Go through the listing and set it down exactly, leaving out its pictures.

## Begin

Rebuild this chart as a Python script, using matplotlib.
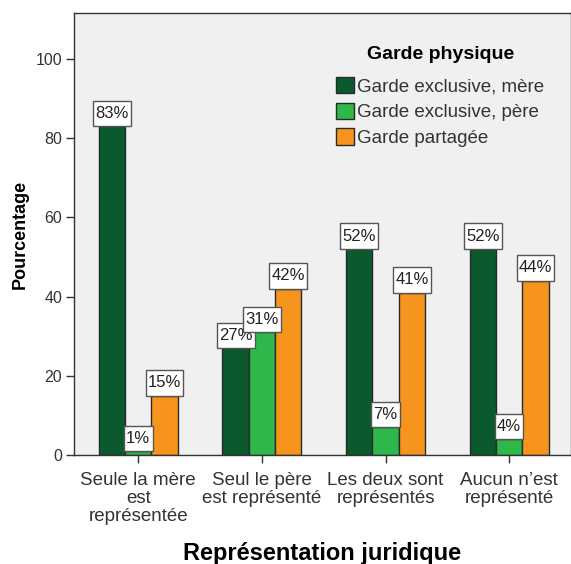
import matplotlib.pyplot as plt
from matplotlib.path import Path
import numpy as np

plt.rcParams['font.family'] = ['Liberation Sans', 'DejaVu Sans']

categories = ["Seule la mère\nest\nreprésentée", "Seul le père\nest représenté",
              "Les deux sont\nreprésentés", "Aucun n\u2019est\nreprésenté"]
series_names = ["Garde exclusive, mère", "Garde exclusive, père", "Garde partagée"]
mere = [83, 27, 52, 52]
pere = [1, 31, 7, 4]
partagee = [15, 42, 41, 44]
colors = ["#0b5a2d", "#2eb84b", "#f7941d"]

PADX = 0.13
PADY = 0.32


def label_box(x0, y0, width, height, mutation_size):
    # rectangle box with more room above/below than on the sides
    px = PADX * mutation_size
    py = PADY * mutation_size
    x1, y1 = x0 - px, y0 - py
    x2, y2 = x0 + width + px, y0 + height + py
    return Path([(x1, y1), (x2, y1), (x2, y2), (x1, y2), (x1, y1)],
                [Path.MOVETO, Path.LINETO, Path.LINETO, Path.LINETO, Path.CLOSEPOLY])


def main():
    fig = plt.figure(figsize=(5.71, 5.64), dpi=100)
    ax = fig.add_axes([0.1296, 0.193, 0.8704, 0.784])
    ax.set_facecolor("#f0f0f0")

    x = np.arange(len(categories))
    w = 0.213
    fs_val = 12
    for i, (vals, name, c) in enumerate(zip([mere, pere, partagee], series_names, colors)):
        pos = x + (i - 1) * w
        ax.bar(pos, vals, w, color=c, edgecolor="#2a2a2a", linewidth=1, label=name, zorder=2)
        for px, v in zip(pos, vals):
            ax.annotate(f"{v}%", (px, v), xytext=(0, PADY * fs_val), textcoords="offset points",
                        ha="center", va="bottom", fontsize=fs_val, color="#222222",
                        bbox=dict(boxstyle=label_box, fc="white", ec="#555555", lw=1),
                        zorder=5)

    ax.set_xlim(-0.52, 3.5)
    ax.set_ylim(0, 111.6)
    ax.set_yticks([0, 20, 40, 60, 80, 100])
    ax.set_xticks(x)
    ax.set_xticklabels(categories, fontsize=13.5, color="#333333", linespacing=1.1)
    ax.tick_params(axis="y", labelsize=11.5, labelcolor="#333333", length=6, width=1,
                   color="#333333", pad=2.5)
    ax.tick_params(axis="x", length=6, width=1, color="#333333", pad=6)
    for s in ax.spines.values():
        s.set_color("#333333")
        s.set_linewidth(1)

    ax.set_ylabel("Pourcentage", fontsize=13, fontweight="bold", labelpad=5)
    ax.set_xlabel("Représentation juridique", fontsize=17, fontweight="bold", labelpad=12)

    leg = ax.legend(loc="upper left", bbox_to_anchor=(0.527, 0.925), frameon=False,
                    fontsize=13.5, title="Garde physique", handlelength=0.95, handleheight=0.95,
                    handletextpad=0.2, labelspacing=0.38, borderaxespad=0, borderpad=0)
    leg.get_title().set_fontweight("bold")
    leg.get_title().set_fontsize(14)
    leg._legend_box.sep = 10
    for t in leg.get_texts():
        t.set_color("#333333")

    fig.savefig("out.png", dpi=100)


main()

## End

* _Task answer_:
Rebuild this chart as a Python script, using matplotlib.
import matplotlib.pyplot as plt
from matplotlib.path import Path
import numpy as np

plt.rcParams['font.family'] = ['Liberation Sans', 'DejaVu Sans']

categories = ["Seule la mère\nest\nreprésentée", "Seul le père\nest représenté",
              "Les deux sont\nreprésentés", "Aucun n\u2019est\nreprésenté"]
series_names = ["Garde exclusive, mère", "Garde exclusive, père", "Garde partagée"]
mere = [83, 27, 52, 52]
pere = [1, 31, 7, 4]
partagee = [15, 42, 41, 44]
colors = ["#0b5a2d", "#2eb84b", "#f7941d"]

PADX = 0.13
PADY = 0.32


def label_box(x0, y0, width, height, mutation_size):
    # rectangle box with more room above/below than on the sides
    px = PADX * mutation_size
    py = PADY * mutation_size
    x1, y1 = x0 - px, y0 - py
    x2, y2 = x0 + width + px, y0 + height + py
    return Path([(x1, y1), (x2, y1), (x2, y2), (x1, y2), (x1, y1)],
                [Path.MOVETO, Path.LINETO, Path.LINETO, Path.LINETO, Path.CLOSEPOLY])


def main():
    fig = plt.figure(figsize=(5.71, 5.64), dpi=100)
    ax = fig.add_axes([0.1296, 0.193, 0.8704, 0.784])
    ax.set_facecolor("#f0f0f0")

    x = np.arange(len(categories))
    w = 0.213
    fs_val = 12
    for i, (vals, name, c) in enumerate(zip([mere, pere, partagee], series_names, colors)):
        pos = x + (i - 1) * w
        ax.bar(pos, vals, w, color=c, edgecolor="#2a2a2a", linewidth=1, label=name, zorder=2)
        for px, v in zip(pos, vals):
            ax.annotate(f"{v}%", (px, v), xytext=(0, PADY * fs_val), textcoords="offset points",
                        ha="center", va="bottom", fontsize=fs_val, color="#222222",
                        bbox=dict(boxstyle=label_box, fc="white", ec="#555555", lw=1),
                        zorder=5)

    ax.set_xlim(-0.52, 3.5)
    ax.set_ylim(0, 111.6)
    ax.set_yticks([0, 20, 40, 60, 80, 100])
    ax.set_xticks(x)
    ax.set_xticklabels(categories, fontsize=13.5, color="#333333", linespacing=1.1)
    ax.tick_params(axis="y", labelsize=11.5, labelcolor="#333333", length=6, width=1,
                   color="#333333", pad=2.5)
    ax.tick_params(axis="x", length=6, width=1, color="#333333", pad=6)
    for s in ax.spines.values():
        s.set_color("#333333")
        s.set_linewidth(1)

    ax.set_ylabel("Pourcentage", fontsize=13, fontweight="bold", labelpad=5)
    ax.set_xlabel("Représentation juridique", fontsize=17, fontweight="bold", labelpad=12)

    leg = ax.legend(loc="upper left", bbox_to_anchor=(0.527, 0.925), frameon=False,
                    fontsize=13.5, title="Garde physique", handlelength=0.95, handleheight=0.95,
                    handletextpad=0.2, labelspacing=0.38, borderaxespad=0, borderpad=0)
    leg.get_title().set_fontweight("bold")
    leg.get_title().set_fontsize(14)
    leg._legend_box.sep = 10
    for t in leg.get_texts():
        t.set_color("#333333")

    fig.savefig("out.png", dpi=100)


main()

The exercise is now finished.